When I made the transition to digital, I thought, oh, this is just another tool to make an image, it’s not going to change anything. Boy, was I wrong. There are a lot of details I could get sidetracked on here, but suffice to say that, 2 years on, I am still in the readjustment phase that this technology is having on both my commercial work and my personal sensibility.
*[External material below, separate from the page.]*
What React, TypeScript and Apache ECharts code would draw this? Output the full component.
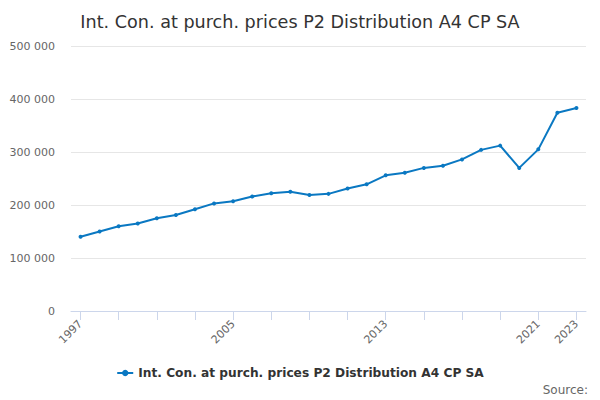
import React, { useEffect, useRef } from "react";
import * as echarts from "echarts";

const years = [
  "1997", "1998", "1999", "2000", "2001", "2002", "2003", "2004", "2005",
  "2006", "2007", "2008", "2009", "2010", "2011", "2012", "2013", "2014",
  "2015", "2016", "2017", "2018", "2019", "2020", "2021", "2022", "2023",
];
const values = [
  140000, 150000, 160000, 165000, 175000, 181000, 192000, 203000, 207000,
  216000, 222000, 225000, 219000, 221000, 231000, 239000, 256000, 261000,
  270000, 274000, 286000, 304000, 312000, 270000, 305000, 374000, 383000,
];
const labelledYears = ["1997", "2005", "2013", "2021", "2023"];
const seriesName = "Int. Con. at purch. prices P2 Distribution A4 CP SA";
const titleText = "Int. Con. at purch. prices P2 Distribution A4 CP SA";
const sourceText = "Source:";

const FONT = "'DejaVu Sans', sans-serif";
const LINE = "#0a78c2";

export default function App() {
  const ref = useRef<HTMLDivElement>(null);
  useEffect(() => {
    if (!ref.current) return;
    const chart = echarts.init(ref.current, undefined, { renderer: "svg" });
    chart.setOption({
      animation: false,
      textStyle: { fontFamily: FONT },
      title: {
        text: titleText,
        left: "center",
        top: 8,
        textStyle: { fontFamily: FONT, fontSize: 17.6, fontWeight: "normal", color: "#333333" },
      },
      grid: { left: 71, right: 14, top: 46, bottom: 89, containLabel: false },
      legend: {
        bottom: 16,
        left: "center",
        itemWidth: 16,
        itemHeight: 8,
        itemGap: 6,
        textStyle: { fontFamily: FONT, fontSize: 12.2, fontWeight: "bold", color: "#333333" },
        data: [seriesName],
      },
      xAxis: {
        type: "category",
        data: years,
        boundaryGap: true,
        axisLine: { lineStyle: { color: "#ccd6eb" } },
        axisTick: {
          show: true,
          alignWithLabel: true,
          length: 9,
          interval: 1,
          lineStyle: { color: "#ccd6eb", width: 1 },
        },
        axisLabel: {
          interval: (_i: number, v: string) => labelledYears.includes(v),
          rotate: 45,
          color: "#666666",
          fontSize: 11,
          fontFamily: FONT,
          margin: 11,
        },
        splitLine: { show: false },
      },
      yAxis: {
        type: "value",
        min: 0,
        max: 500000,
        interval: 100000,
        axisLine: { show: false },
        axisTick: { show: false },
        splitLine: { lineStyle: { color: "#e6e6e6" } },
        axisLabel: {
          color: "#666666",
          fontSize: 11,
          fontFamily: FONT,
          margin: 16,
          formatter: (v: number) => String(v).replace(/\B(?=(\d{3})+(?!\d))/g, " "),
        },
      },
      series: [
        {
          name: seriesName,
          type: "line",
          data: values,
          symbol: "circle",
          symbolSize: 4,
          lineStyle: { color: LINE, width: 2 },
          itemStyle: { color: LINE },
        },
      ],
      graphic: [
        {
          type: "text",
          right: 12,
          top: 384,
          style: { text: sourceText, fill: "#666666", fontSize: 12, fontFamily: FONT },
        },
      ],
    });
    return () => chart.dispose();
  }, []);
  return (
    <div
      ref={ref}
      style={{ position: "fixed", left: 0, top: 0, width: 600, height: 400, background: "#fff" }}
    />
  );
}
Digital is a big watershed shift in how photographic images come to be. But there are less portentous choices. The issue at hand is, how do you tell the difference between a tool that meaningfully adds a voice, and one that’s a fad? Photography is full of examples of process overtaking content, and it’s a common problem in advertising work. Remember how dreadful all those composited images looked when that first became possible? In the commercial realm, there are always the “instant art” solutions that one practitioner raises to a high level, then everyone copies it. Anyone remember the Hosemaster Lighting System that was so cool looking in 1988, and so overdone by 1992? The current craze is the “Lensbaby” aesthetic, which is, at last, raising a backlash: read this great rant that I came across the other day. In the fine art photography field, infrared seems to raise its grainy, overexposed head every few years, and everyone seems to be perpetually rediscovering the Holga (nee Diana) camera look.

This is why it is really useful to restrict one’s palette. I have a fair bit of equipment, because I’ve been a pro for awhile, but I don’t buy gear very often. And when I hit on a system that works, I’m loathe to change it. When I shot film I shot one kind for color, and one kind for black and white. Now 90% of my photos I take with one camera body and one lens (well, it’s a zoom, but still), and I rarely play around with alternate ways of processing my images. It’s hard in the digital realm though, because you barely get to learn how to do what you do before someone rewrites the software on you.

I am hard pressed to think of a memorable body of work that doesn’t have a consistency in execution, but that doesn’t also have a meaning that transcends those tools. Their marks have meaning. Ansel Adams applied his technical precision at the service of what, at the time, was a revolutionary way of seeing the American landscape. Cartier-Bresson used a the handheld camera, making work meant to be experienced on the printed page and eschewing a finished print aesthetic (Ever see his original prints? They’re dreadful! They weren’t the point.). Early in his career Emmit Gowin used a lens that didn’t cover the field of his 8×10 back for his inimitable family imagery. Richard Avedon took the white backdrop to a height that has yet to be matched.

Beware of copying the tricks of a master. It may be a good pedagogical exercise, but it’s unlikely to lead you to your unique voice, the mark you make your own. More likely, you’ve come across your latest reiteration of the Lensbaby.